Many previous studies traditionally focused on the changes of taxonomic diversity (i.e., TD) to floodplain disconnection, whereas basically ignored the response of phylogenetic and functional diversity (i.e., PD and FD) (Cardoso et al., 2017; Lepš et al., 2001). The TD was an effective indicator of ecological status, but TD had some limitations, as it regarded different species as an identical unit and ignored the considerable differences in functional traits and phylogeny among different species (Dı́Az and Cabido, 2001). Thus, ecologists have realized the need of incorporating functional and phylogenetic information of species into the biodiversity studies (D’agata et al., 2014). Comparing to TD indices, the FD indices usually respond strongly and reliably to environment changes, due to their closer associations with environmental gradient (Mccarthy, 2004; Villéger et al., 2014). Furthermore, FD can directly reflect the influence of species to the ecosystem function (Lei et al., 2016; Mcgill et al., 2006). For PD, as it measures the evolutionary relationship among species, examinations from an PD perspective actually reflects the evolutionary history of species in the process of community assembly (Narwani et al., 2015). Furthermore, integrating PD and FD to biodiversity studies can provide important complements to TD, and guidance to environmental managers and ecologists for effective biodiversity conservation (Alahuhta et al., 2019; Dolédec et al., 2017; Liu and Wang, 2018).
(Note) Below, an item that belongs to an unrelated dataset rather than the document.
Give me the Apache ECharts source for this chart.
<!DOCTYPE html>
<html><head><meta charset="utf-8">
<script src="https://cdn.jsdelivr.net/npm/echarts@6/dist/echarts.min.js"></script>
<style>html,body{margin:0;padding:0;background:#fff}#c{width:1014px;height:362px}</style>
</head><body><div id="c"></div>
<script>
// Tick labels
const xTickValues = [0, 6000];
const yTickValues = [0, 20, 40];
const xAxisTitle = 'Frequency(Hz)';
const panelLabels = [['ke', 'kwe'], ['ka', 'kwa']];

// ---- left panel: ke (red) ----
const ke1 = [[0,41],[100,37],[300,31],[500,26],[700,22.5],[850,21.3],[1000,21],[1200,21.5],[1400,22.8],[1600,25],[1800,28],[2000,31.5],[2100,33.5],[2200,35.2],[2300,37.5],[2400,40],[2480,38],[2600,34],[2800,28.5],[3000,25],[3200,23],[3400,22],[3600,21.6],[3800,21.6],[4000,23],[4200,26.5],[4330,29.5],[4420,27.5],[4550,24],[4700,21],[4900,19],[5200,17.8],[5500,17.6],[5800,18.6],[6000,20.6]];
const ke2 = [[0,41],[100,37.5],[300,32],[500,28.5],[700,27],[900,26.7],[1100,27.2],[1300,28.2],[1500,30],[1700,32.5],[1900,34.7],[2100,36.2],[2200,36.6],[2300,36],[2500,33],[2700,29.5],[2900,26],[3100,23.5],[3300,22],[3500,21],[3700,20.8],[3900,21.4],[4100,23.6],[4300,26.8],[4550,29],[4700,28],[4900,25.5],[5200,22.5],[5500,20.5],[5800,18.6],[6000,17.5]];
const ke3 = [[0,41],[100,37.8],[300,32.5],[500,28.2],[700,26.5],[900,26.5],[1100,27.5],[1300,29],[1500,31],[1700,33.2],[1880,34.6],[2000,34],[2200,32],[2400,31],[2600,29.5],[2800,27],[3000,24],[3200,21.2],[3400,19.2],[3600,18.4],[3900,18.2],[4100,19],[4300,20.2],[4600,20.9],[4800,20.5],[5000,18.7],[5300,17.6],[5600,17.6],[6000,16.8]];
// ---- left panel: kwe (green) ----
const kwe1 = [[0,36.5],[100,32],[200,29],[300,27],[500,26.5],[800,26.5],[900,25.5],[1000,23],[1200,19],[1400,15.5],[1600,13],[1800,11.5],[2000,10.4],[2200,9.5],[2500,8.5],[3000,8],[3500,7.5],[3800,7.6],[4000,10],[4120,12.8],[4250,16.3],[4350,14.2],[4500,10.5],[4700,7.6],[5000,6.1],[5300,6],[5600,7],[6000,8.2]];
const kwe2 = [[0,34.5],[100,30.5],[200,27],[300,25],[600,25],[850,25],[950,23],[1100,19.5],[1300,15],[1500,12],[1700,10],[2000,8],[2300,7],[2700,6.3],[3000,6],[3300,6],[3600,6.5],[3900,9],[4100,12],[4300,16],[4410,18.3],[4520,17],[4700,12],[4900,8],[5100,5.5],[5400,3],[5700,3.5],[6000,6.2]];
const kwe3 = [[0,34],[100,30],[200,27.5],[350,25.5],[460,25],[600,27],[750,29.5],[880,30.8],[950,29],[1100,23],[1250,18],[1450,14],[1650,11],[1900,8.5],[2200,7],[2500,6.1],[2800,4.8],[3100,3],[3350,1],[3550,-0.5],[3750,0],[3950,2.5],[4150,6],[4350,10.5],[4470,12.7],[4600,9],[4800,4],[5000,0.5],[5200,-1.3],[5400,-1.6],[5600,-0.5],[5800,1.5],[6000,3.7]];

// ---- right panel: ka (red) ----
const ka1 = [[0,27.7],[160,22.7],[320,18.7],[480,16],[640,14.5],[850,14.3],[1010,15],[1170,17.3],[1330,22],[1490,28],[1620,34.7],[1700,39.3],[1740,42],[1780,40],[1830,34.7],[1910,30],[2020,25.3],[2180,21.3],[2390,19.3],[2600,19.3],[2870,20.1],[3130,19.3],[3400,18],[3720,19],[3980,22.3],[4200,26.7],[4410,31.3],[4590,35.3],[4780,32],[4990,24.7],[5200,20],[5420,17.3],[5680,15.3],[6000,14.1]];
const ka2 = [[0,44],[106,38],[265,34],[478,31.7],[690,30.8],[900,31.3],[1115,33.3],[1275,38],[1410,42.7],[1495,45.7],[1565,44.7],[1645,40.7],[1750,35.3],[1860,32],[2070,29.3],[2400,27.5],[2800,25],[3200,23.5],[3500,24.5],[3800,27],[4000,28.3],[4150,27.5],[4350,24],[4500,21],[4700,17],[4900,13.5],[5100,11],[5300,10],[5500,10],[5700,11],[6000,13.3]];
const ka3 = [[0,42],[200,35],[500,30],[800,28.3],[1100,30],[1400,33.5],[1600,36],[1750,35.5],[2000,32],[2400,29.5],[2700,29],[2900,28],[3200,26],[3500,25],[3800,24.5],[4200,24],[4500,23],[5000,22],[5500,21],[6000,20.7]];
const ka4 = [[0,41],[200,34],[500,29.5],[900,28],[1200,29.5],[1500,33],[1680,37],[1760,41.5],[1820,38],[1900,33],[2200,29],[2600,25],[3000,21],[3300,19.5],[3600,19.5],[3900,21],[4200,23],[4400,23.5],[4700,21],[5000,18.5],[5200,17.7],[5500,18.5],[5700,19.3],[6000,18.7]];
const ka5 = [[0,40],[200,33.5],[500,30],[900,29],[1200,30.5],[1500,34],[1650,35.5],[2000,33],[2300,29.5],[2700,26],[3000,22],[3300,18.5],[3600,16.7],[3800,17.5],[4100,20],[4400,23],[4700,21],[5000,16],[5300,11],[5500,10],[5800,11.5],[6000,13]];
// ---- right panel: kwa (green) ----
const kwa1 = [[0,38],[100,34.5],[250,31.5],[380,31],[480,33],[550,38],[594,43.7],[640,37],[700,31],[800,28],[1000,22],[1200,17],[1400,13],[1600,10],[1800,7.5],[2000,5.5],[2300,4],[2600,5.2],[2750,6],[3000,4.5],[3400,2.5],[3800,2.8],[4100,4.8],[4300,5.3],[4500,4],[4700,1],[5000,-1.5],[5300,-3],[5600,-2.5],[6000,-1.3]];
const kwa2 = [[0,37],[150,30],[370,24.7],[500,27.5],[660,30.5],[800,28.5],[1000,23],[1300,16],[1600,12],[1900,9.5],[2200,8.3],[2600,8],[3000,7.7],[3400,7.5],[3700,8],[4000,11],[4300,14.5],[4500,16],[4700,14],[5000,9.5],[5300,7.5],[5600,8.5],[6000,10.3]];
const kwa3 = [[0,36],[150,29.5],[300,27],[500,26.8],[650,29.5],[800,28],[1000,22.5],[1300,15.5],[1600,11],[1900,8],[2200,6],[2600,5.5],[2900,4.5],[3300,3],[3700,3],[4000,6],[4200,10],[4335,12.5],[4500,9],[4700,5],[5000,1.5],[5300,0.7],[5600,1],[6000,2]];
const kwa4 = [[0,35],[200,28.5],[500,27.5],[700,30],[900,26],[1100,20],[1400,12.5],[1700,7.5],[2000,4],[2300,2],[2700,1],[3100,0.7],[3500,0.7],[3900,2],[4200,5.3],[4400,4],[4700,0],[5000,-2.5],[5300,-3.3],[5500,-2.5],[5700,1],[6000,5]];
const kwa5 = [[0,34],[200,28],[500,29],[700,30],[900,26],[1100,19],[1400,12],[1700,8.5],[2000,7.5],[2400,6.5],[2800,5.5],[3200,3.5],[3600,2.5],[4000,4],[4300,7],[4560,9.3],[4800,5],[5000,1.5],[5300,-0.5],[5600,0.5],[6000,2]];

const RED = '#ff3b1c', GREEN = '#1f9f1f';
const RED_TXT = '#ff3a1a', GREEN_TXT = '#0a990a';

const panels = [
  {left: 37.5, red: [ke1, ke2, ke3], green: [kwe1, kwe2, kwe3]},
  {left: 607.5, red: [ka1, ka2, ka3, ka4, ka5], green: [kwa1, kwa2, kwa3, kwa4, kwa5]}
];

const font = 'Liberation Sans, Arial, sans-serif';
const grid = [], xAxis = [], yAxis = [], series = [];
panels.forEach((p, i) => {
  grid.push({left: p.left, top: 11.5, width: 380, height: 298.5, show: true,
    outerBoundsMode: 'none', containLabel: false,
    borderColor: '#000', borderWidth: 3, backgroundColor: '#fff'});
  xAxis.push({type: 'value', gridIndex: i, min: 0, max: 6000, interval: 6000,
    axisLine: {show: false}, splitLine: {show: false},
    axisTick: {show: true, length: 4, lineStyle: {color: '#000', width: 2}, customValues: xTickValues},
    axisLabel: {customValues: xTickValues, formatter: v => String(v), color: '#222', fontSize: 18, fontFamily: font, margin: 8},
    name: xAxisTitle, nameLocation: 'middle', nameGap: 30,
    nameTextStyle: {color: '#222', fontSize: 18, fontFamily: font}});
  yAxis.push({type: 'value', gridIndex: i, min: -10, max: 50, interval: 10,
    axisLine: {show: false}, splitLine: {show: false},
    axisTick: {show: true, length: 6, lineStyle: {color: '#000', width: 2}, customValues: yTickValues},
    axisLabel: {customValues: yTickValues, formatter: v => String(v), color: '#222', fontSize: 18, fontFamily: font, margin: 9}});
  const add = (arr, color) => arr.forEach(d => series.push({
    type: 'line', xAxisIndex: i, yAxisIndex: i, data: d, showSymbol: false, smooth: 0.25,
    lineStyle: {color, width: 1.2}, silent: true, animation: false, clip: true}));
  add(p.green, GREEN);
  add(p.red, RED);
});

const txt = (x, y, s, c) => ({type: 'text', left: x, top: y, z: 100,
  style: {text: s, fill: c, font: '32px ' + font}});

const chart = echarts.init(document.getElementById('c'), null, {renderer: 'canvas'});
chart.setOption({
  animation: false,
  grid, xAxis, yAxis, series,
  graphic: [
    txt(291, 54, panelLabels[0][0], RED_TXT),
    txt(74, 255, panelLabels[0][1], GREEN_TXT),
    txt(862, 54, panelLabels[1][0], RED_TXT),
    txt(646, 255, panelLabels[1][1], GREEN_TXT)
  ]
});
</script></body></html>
Freshwater molluscs (i.e., gastropods and bivalves), are one of the most diverse and important organism groups in river floodplains, playing an important role in material and energy circulation of floodplain ecosystems (Christian and Harris, 2008; Gössling et al., 2004). Whereas floodplain disconnection led to dramatic biodiversity decline of freshwater molluscs, making them become one of the most threatened groups (Obolewski et al., 2009). Up to now, few studies evaluated the impacts of hydrological disconnection on the freshwater molluscs from multiple diversity dimensions (Jiang et al., 2021). Thus, there is an urgent need to evaluate how multifaceted alpha and beta diversity of molluscan assemblages respond to river-lake disconnection, especially through a comparison before and after disconnection.
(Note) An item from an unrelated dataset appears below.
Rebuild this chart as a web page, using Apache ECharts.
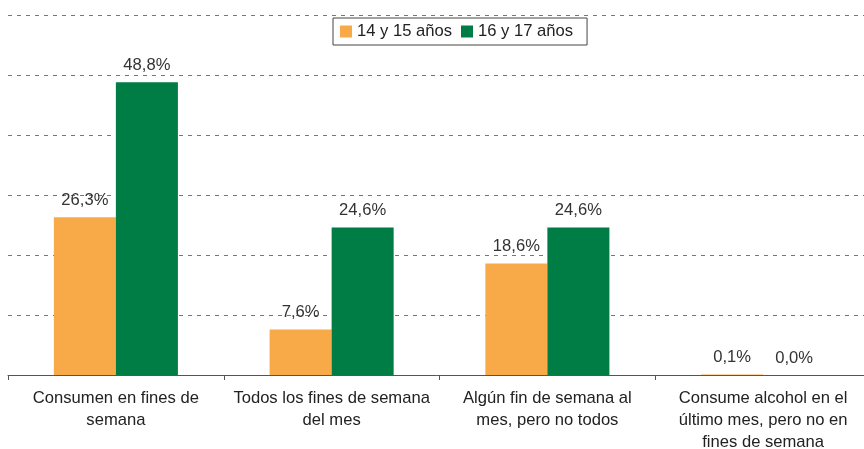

In this study, we selected 7 lakes in the Yangtze River floodplain to evaluate how river-lake disconnection affected taxonomic, functional and phylogenetic alpha and beta diversity of freshwater molluscs during the past 60 years. Historically, the 7 lakes were all connected with the Yangtze River stem, whereas only 2 lakes (Lakes Dongting and Poyang) remained connecting in the current period. Firstly, we tested the changes of alpha and beta diversity and compared the changed between historical and current periods. Secondly, we examined the correlations between changes in diversity among different facets. Specifically, we predicted the multiple facets of alpha diversity would decrease through time, whereas beta diversity would increase after disconnection we hypothesized the multiple facets of alpha diversity would decrease through time, but beta diversity would increase after disconnection.